To the Editors:
Any spy who happens to read The New York Review on a regular basis—who knows?—will surely have his spirits lifted by John Banville’s review of Miranda Carter’s new book about British spy Anthony Blunt [NYR, February 14]. Banville is filled with compassion for Blunt, if not for the British agents whose deaths he may have caused, and appalled by what he views as the cruel overreaction by the press and public to Blunt’s betrayal. A spy must apparently be understood and pitied, especially one who was Surveyor of the Queen’s Pictures. But what bad form it was, Banville tells us, for the Sunday Times to have headlined its report of the spy’s death with the words “Blunt the high-class spy dies in disgrace at 75.”
Did Blunt turn over secrets to the Soviet Union? Well, says Banville, “many of the so- called secrets” should have been given to the Soviet Union anyway. Do the collection of Cambridge-educated English spies (Blunt, Philby, Burgess, Maclean, etc.) deserve even a modicum of criticism for their treachery? Not really, says Banville, since “even Maclean” said he “leaked important information on America’s H-bomb project,…not in order to give the Russians a lead in the arms race, but out of the conviction that America was preparing to destroy the Soviet Union in a first-strike nuclear attack.”
Let us pause on that one. Even Maclean, as if some admission was to follow? But there is no admission at all. Like all spies, Maclean had his reasons and his excuses. Maclean’s reasons, whatever they were, led him to begin spying for the Stalinist regime well before the H-bomb was on the drawing boards. Maclean’s excuse, credited by Banville as “a not entirely improbable belief,” was that an American nuclear strike on the Soviet Union was imminent. As for Maclean’s conduct itself, Banville redefines the nature of spying itself when he refers to Maclean having “leaked” information to his Soviet spymasters. Dan Ellsberg leaked information to The New York Times; Maclean stole information and provided it to a nation dedicated to grievous harm to his own.
In the end, Banville absolves Blunt of moral culpability by minimizing his disloyalty. He did “some spying for the Soviet Union,” Banville rather casually sums up, “at a time of great danger not only to that country but to the entire world.” At the same time, Banville maximizes Blunt’s supposedly undeserved travails—not prison, not even rejection by his sponsors in Buckingham Palace, but unwanted “notoriety.”
Blunt was fortunate indeed to have escaped any state-imposed punishment.

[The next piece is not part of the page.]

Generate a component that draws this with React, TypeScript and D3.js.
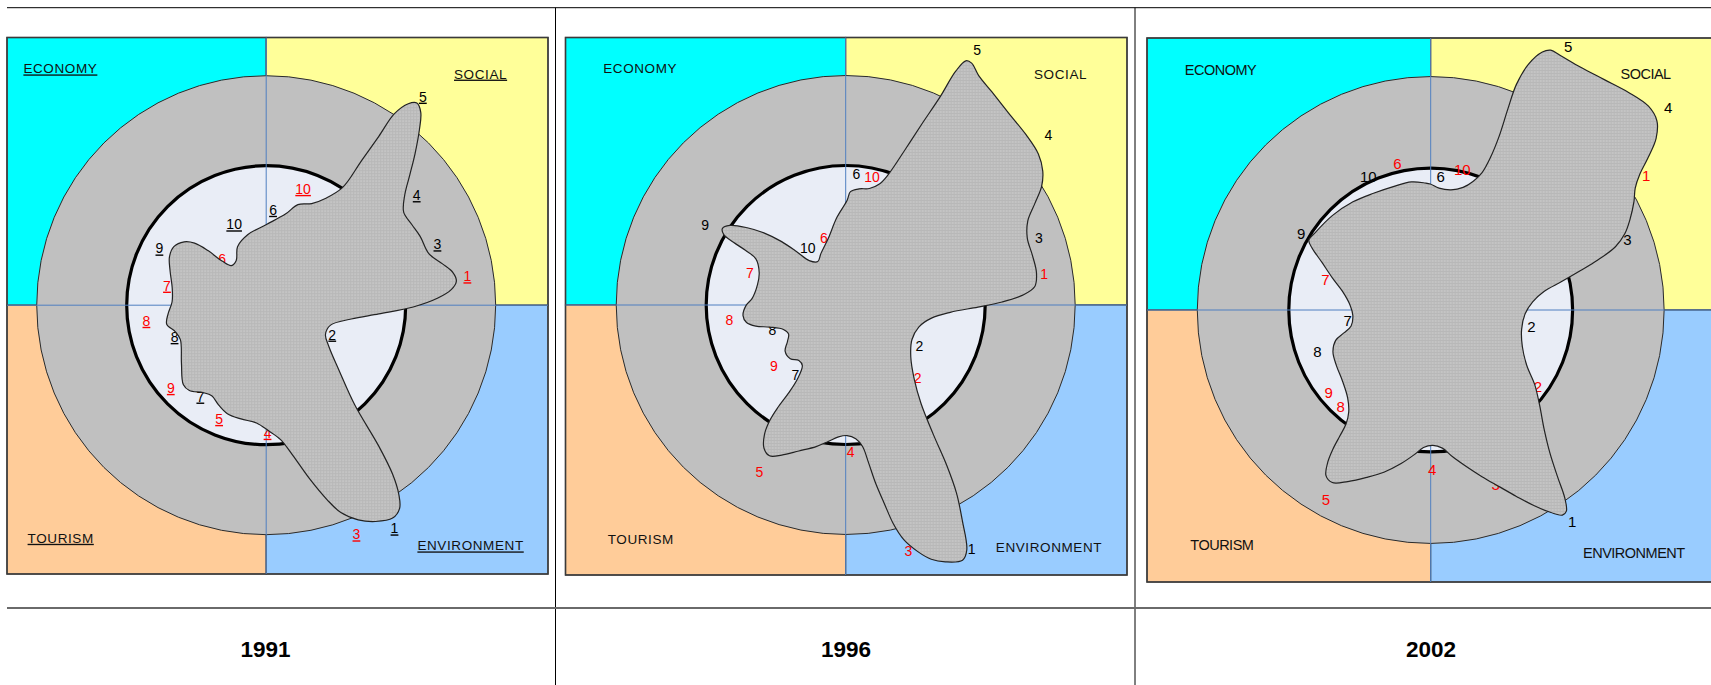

For him to now be absolved even of moral culpability for—how to put this delicately?—his perfidy is intolerable.
Floyd Abrams
New York City
John Banville replies:
My review was not aimed at exonerating Blunt—I quoted his own statement that he realized he had been “totally wrong”—but at indicating that all the evidence available suggests that what spying he did was relatively minor, and was largely confined to the war years, when the Western powers and the Soviet Union were supposedly allies.